◆ **EXERCISE PROMPT**
Give back, word for word, only the lines from the opening of the records through the one with "values = [229, 78, 39, 29, 20, 11, 38, 19]". Pictures stay out.
[start RECORDS FOR THE TASK]
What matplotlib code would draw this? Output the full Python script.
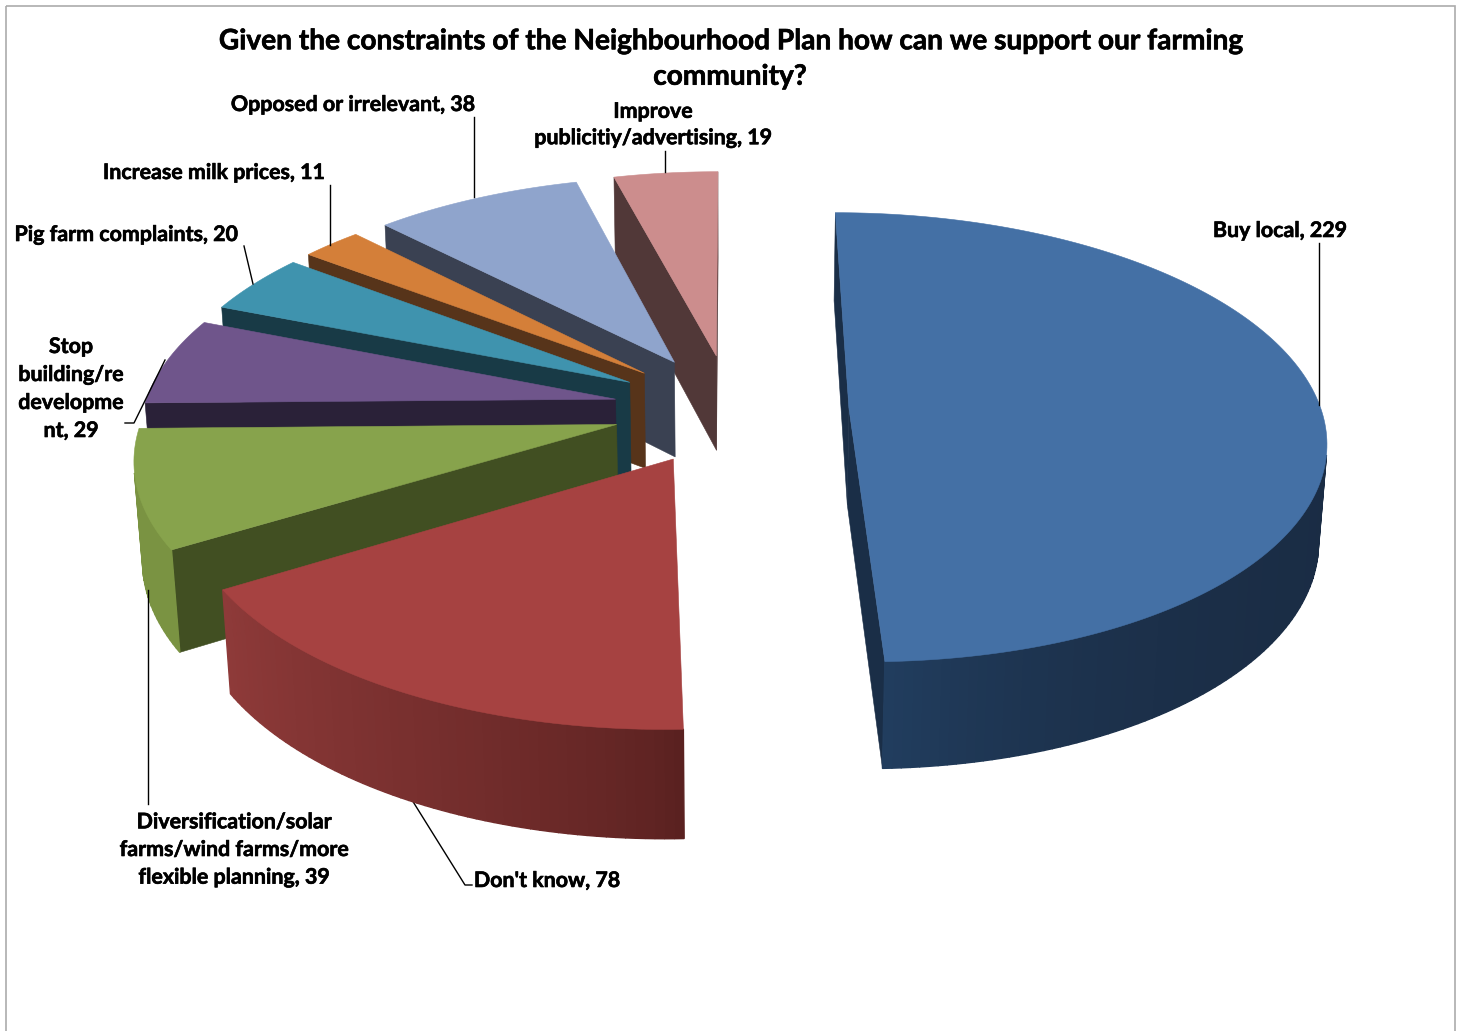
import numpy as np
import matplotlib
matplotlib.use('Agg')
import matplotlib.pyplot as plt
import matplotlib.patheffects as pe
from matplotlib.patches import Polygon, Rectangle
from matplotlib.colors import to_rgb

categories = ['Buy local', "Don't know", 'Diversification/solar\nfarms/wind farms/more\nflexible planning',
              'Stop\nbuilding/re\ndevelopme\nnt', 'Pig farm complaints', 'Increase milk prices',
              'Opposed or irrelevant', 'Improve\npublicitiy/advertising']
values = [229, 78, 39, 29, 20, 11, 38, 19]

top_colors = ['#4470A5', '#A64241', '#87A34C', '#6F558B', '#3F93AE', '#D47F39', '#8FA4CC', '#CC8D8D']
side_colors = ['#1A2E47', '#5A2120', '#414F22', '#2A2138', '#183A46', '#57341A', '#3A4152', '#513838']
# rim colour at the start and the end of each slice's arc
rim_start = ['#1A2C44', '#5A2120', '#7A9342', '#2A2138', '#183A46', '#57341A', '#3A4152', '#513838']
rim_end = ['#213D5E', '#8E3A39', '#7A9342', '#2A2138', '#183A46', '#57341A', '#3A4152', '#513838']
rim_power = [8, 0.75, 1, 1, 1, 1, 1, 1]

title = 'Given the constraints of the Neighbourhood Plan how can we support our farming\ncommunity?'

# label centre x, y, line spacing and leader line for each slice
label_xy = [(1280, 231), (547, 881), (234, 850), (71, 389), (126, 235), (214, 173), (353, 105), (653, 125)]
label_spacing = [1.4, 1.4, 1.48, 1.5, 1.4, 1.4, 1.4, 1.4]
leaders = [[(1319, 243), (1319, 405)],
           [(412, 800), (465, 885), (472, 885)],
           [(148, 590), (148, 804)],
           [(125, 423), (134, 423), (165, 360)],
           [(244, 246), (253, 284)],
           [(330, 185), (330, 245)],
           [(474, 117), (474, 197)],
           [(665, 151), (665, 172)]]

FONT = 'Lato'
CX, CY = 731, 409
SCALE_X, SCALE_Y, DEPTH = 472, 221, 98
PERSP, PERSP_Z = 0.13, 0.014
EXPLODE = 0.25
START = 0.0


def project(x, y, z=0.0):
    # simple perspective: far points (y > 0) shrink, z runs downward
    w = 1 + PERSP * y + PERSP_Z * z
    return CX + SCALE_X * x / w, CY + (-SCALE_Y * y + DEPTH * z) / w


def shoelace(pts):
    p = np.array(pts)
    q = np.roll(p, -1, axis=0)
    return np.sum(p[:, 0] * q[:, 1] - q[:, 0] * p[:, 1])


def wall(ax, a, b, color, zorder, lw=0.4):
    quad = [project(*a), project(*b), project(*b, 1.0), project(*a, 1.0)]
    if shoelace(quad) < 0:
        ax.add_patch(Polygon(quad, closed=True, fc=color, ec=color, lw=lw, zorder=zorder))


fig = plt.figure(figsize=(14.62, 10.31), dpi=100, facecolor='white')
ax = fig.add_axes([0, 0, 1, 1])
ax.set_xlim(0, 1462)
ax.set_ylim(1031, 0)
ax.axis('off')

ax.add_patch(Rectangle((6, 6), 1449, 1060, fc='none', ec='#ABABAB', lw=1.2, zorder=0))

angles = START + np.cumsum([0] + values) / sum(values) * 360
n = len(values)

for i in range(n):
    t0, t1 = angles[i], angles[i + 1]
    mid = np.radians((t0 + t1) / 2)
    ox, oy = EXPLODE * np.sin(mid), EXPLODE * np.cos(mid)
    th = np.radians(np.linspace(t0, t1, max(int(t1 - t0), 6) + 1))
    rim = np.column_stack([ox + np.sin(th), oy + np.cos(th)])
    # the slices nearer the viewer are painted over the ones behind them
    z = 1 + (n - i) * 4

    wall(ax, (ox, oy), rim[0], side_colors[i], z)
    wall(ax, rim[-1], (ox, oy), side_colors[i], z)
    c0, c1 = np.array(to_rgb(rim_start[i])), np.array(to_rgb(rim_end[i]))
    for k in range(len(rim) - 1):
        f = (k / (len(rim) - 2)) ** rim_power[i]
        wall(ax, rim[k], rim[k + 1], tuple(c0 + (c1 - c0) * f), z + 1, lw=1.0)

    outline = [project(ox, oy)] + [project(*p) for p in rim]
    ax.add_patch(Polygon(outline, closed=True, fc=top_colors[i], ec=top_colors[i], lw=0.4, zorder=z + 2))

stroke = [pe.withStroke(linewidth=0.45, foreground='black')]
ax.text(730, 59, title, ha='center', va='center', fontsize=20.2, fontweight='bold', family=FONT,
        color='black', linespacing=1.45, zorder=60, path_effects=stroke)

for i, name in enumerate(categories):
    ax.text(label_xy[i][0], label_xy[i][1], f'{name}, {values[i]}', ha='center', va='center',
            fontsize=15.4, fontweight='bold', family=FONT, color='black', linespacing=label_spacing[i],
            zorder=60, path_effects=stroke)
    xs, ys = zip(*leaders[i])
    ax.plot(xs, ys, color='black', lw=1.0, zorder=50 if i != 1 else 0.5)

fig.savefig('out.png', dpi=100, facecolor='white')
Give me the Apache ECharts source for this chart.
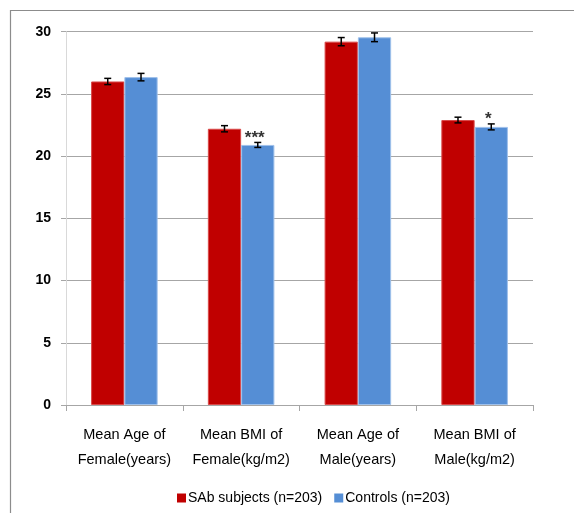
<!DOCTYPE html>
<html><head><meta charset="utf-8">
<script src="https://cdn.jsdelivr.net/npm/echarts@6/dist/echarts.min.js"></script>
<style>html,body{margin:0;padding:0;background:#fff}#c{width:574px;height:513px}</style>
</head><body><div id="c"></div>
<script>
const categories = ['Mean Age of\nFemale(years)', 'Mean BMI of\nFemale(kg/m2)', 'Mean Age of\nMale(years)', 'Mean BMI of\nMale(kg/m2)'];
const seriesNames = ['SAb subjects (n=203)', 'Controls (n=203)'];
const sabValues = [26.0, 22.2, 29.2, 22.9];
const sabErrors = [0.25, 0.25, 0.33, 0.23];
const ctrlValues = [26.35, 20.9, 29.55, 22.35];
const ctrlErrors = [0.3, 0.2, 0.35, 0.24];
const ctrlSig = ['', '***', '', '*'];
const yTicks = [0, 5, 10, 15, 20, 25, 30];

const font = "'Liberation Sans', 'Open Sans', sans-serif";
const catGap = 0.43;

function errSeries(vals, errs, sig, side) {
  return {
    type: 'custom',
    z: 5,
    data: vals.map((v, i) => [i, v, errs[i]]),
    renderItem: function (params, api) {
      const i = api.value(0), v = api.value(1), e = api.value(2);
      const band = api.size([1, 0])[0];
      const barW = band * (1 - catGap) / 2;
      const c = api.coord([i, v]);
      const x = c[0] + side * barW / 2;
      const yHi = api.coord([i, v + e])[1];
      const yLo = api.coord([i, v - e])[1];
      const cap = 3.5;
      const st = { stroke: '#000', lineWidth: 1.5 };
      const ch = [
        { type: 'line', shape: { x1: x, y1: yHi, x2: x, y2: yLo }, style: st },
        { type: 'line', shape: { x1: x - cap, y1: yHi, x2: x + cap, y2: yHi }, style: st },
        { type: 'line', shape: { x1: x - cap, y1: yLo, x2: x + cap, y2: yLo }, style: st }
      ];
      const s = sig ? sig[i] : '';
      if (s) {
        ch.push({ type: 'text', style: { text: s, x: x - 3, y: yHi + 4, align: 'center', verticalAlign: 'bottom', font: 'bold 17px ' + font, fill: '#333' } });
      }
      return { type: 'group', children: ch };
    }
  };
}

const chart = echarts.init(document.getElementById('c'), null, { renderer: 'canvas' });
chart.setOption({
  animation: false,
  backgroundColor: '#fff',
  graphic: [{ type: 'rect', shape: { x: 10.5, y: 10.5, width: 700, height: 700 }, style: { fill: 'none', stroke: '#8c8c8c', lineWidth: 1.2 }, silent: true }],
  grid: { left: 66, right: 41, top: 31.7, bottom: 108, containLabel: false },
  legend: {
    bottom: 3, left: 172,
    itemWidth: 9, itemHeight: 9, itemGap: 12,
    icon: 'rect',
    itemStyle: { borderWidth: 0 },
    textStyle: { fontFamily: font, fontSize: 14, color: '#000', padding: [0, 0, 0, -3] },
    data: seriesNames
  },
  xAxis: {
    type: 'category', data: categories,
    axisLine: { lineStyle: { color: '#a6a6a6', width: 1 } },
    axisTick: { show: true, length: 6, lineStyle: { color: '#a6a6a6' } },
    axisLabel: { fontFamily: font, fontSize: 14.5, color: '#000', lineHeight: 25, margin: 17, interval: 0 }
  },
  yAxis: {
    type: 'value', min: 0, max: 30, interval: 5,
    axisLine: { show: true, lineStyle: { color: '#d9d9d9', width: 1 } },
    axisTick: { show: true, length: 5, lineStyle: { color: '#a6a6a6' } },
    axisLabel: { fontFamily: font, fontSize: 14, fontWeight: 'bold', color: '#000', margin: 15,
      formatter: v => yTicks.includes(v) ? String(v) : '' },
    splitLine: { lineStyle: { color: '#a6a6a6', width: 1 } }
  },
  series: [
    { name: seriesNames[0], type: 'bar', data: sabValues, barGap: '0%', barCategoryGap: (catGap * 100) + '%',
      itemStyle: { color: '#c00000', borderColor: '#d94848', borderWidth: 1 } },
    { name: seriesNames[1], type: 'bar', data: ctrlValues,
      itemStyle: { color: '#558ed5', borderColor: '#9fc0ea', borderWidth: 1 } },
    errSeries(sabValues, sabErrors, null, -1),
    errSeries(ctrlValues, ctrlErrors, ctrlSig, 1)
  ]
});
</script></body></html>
[end RECORDS FOR THE TASK]
◆ **REPLY**
What matplotlib code would draw this? Output the full Python script.
import numpy as np
import matplotlib
matplotlib.use('Agg')
import matplotlib.pyplot as plt
import matplotlib.patheffects as pe
from matplotlib.patches import Polygon, Rectangle
from matplotlib.colors import to_rgb

categories = ['Buy local', "Don't know", 'Diversification/solar\nfarms/wind farms/more\nflexible planning',
              'Stop\nbuilding/re\ndevelopme\nnt', 'Pig farm complaints', 'Increase milk prices',
              'Opposed or irrelevant', 'Improve\npublicitiy/advertising']
values = [229, 78, 39, 29, 20, 11, 38, 19]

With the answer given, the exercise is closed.